Beagh GAA
- Founded:: 1870
- County:: Galway
- Colours:: Black and Amber
- Grounds:: Cregmahon, Shanaglish
- Coordinates:: 53°00′58″N 8°49′21″W﻿ / ﻿53.016189°N 8.822569°W

Playing kits
| Standard colours |

Senior Club Championships
|  | All Ireland | Connacht champions | Galway champions |
| Hurling: | 0 | 0 | 0 |

= Beagh GAA =

Gaelic sports club in County Galway, Ireland

Beagh GAA is a Gaelic Athletic Association club located near Shanaglish in south County Galway, Ireland. The club is almost exclusively concerned with hurling. The club competes in Galway GAA competitions and fields two teams, Intermediate and Junior C. In 2008 it amalgamated with neighbouring Kilbacenty at juvenile level forming Michael Cusack's Hurling Club.

==History==
Beagh is one of few clubs whose foundation predates the Gaelic Athletic Association; their first recorded game, against Kilbeacanty in 1870, was attended by Michael Cusack himself.
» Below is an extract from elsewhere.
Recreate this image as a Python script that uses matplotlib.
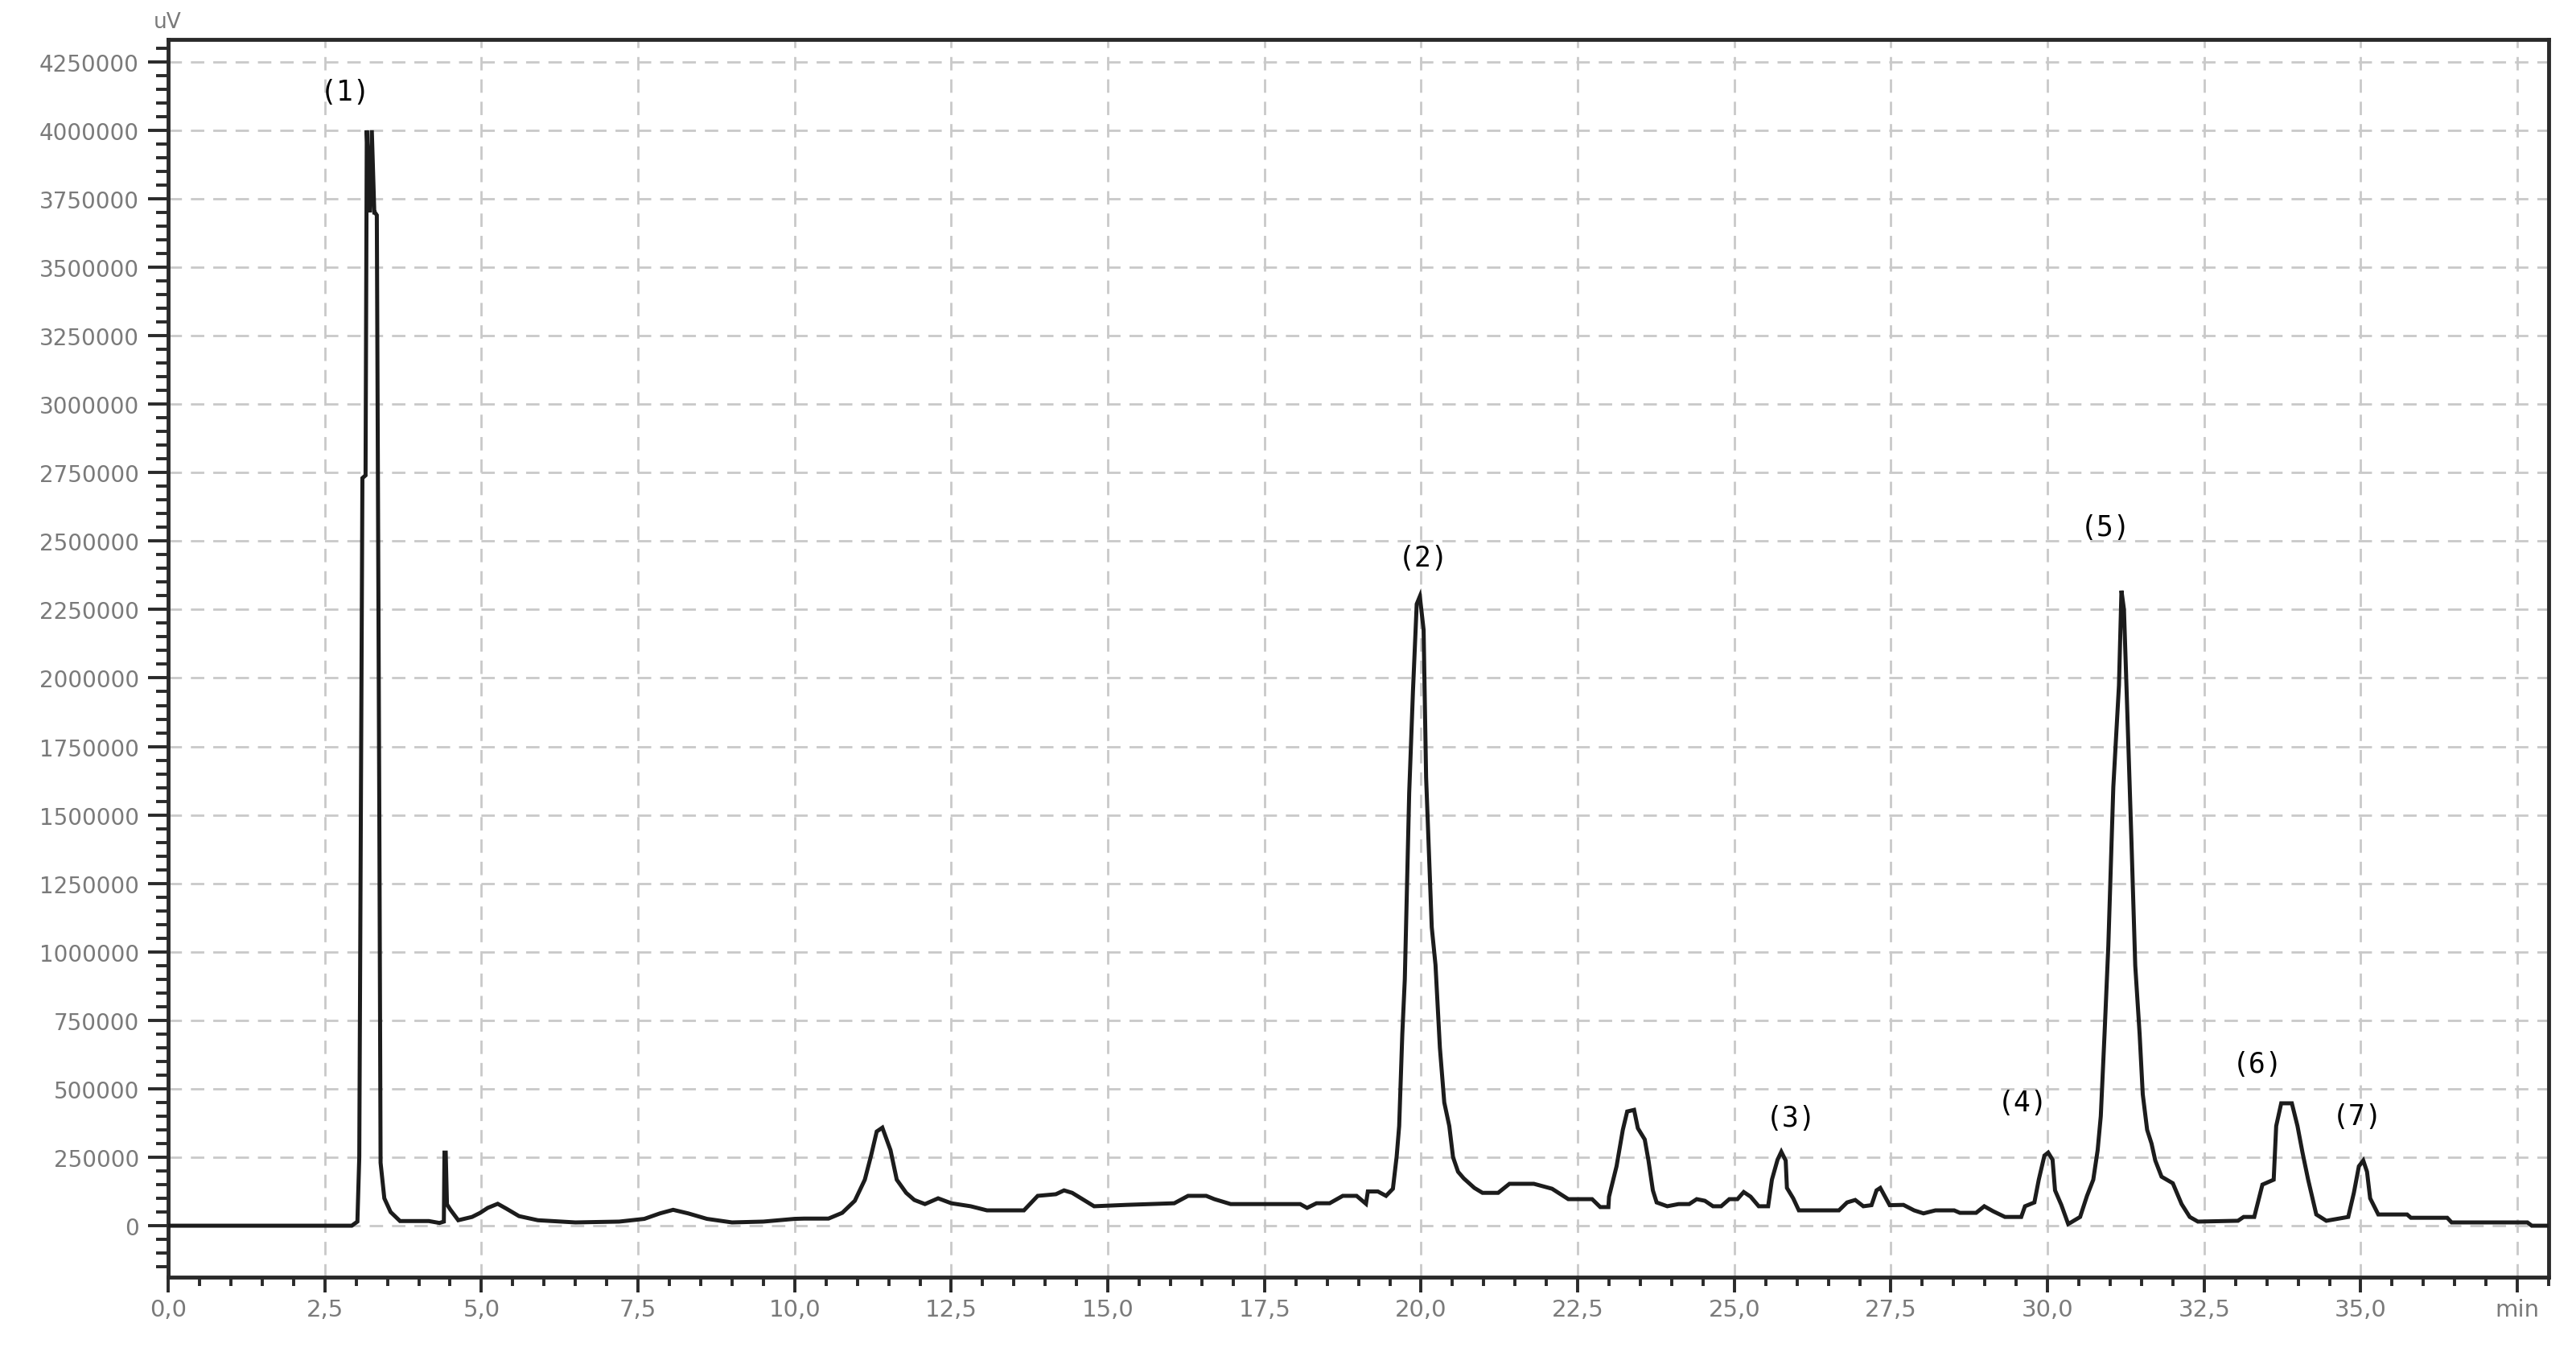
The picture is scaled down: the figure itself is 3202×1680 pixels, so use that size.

The 1980s were the most successful years in the club's history with the club achieving Senior Hurling status in 1980 by winning the County Intermediate title.

In 2013, Beagh reached their first ever Galway Senior Hurling Championship semi-final when they defeated Turloughmore in the quarter-final by 2-12 to 1-13. They were defeated in the semi-final by Loughrea by 2-18 to 1-11.

On 15 October 2016, Beagh won the County Junior C Hurling Championship, beating Turloughmore in the final by 1-15 to 0-15.

On 2 September 2017, Beagh won their first All-Ireland Sevens title at Kilmacud Crokes GAA club, defeating Clare's Whitegate 5-17 to 1-22.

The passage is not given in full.